**Given instruction**
Look through the listing for the word "this". Copy each line that has it.

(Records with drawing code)

==================================================

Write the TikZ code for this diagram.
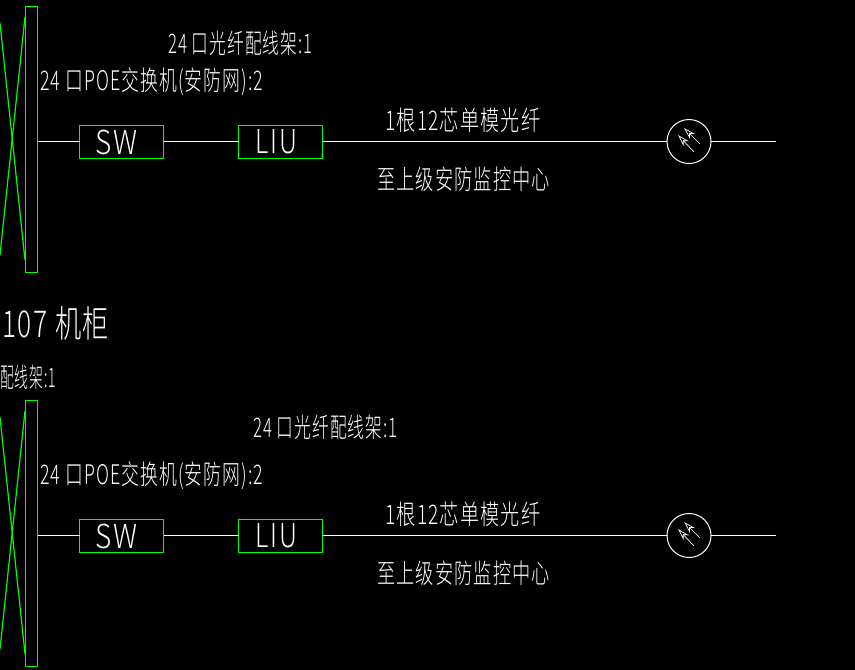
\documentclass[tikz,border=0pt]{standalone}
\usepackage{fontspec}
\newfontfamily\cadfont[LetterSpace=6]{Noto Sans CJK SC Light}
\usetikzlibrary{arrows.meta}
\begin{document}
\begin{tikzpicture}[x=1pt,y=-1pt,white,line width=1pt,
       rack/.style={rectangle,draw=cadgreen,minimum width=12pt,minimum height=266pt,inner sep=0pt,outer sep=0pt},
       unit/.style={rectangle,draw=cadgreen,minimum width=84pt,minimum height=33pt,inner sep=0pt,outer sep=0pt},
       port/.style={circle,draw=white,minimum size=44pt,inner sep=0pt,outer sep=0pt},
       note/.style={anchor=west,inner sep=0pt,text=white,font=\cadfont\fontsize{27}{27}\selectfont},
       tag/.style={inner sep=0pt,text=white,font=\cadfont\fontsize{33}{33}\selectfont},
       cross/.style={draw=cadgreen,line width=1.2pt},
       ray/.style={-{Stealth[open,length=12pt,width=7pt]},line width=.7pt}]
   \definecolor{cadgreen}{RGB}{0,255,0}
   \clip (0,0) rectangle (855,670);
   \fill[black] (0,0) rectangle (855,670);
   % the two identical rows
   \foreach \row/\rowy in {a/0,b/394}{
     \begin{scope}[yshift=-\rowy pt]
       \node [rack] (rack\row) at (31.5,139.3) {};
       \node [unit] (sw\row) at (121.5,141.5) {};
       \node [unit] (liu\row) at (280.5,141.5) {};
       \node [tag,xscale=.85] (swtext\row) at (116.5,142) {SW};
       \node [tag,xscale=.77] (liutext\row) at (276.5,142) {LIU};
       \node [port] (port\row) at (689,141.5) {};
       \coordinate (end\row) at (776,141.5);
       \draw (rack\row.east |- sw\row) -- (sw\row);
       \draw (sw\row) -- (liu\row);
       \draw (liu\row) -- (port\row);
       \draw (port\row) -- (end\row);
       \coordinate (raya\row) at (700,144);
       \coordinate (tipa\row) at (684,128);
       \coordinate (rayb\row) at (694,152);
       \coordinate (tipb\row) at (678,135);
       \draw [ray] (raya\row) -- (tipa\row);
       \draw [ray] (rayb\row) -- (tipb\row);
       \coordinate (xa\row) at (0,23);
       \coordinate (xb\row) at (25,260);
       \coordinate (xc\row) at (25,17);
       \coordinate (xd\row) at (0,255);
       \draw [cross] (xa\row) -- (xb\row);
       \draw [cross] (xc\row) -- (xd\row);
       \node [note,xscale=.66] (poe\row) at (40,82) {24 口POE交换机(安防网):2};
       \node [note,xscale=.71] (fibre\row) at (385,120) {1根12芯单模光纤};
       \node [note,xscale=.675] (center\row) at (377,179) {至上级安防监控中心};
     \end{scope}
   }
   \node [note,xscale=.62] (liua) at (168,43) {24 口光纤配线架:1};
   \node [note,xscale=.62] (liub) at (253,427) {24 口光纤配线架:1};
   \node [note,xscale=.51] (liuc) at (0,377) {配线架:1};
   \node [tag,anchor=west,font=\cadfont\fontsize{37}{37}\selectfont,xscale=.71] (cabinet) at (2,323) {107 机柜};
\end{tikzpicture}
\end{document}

==================================================

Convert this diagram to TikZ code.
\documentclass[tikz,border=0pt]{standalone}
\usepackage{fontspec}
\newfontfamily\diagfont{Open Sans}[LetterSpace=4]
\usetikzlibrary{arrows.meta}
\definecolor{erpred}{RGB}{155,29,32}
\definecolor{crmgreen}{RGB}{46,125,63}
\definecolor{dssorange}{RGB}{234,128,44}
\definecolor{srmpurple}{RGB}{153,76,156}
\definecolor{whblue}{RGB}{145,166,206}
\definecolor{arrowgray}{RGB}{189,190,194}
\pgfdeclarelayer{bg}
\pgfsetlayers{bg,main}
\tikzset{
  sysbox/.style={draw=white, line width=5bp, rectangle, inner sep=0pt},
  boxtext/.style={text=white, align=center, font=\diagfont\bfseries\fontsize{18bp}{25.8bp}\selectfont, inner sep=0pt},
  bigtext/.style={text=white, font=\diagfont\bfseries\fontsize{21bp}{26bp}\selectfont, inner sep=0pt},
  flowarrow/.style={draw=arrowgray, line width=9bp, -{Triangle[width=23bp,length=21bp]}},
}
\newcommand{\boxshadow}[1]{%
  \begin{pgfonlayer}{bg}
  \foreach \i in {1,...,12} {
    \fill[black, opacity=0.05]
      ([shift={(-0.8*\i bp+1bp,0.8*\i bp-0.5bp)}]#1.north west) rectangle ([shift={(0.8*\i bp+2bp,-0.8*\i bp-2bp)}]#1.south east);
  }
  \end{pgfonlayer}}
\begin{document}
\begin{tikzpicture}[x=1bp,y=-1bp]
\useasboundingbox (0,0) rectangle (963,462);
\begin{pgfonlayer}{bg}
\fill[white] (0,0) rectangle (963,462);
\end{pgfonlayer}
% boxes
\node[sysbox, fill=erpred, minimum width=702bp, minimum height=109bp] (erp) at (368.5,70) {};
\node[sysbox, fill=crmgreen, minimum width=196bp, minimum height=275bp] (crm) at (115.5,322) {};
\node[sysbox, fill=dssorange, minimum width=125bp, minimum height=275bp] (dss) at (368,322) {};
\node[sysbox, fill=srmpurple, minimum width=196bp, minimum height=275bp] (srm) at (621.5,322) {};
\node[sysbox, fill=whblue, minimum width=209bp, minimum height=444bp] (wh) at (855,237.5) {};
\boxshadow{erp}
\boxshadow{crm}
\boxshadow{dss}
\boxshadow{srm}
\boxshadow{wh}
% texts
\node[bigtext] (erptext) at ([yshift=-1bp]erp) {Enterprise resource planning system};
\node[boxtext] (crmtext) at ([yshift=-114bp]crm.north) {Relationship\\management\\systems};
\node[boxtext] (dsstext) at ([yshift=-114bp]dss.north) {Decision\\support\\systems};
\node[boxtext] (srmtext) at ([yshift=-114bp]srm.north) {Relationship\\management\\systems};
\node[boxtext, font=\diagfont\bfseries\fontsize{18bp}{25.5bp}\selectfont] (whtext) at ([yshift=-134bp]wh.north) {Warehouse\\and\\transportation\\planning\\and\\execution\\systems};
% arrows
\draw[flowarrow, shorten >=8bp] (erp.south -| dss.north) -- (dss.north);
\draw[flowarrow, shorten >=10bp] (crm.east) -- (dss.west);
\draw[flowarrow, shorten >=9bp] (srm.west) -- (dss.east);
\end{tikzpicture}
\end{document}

==================================================

**Result of the task**
Write the TikZ code for this diagram.
Convert this diagram to TikZ code.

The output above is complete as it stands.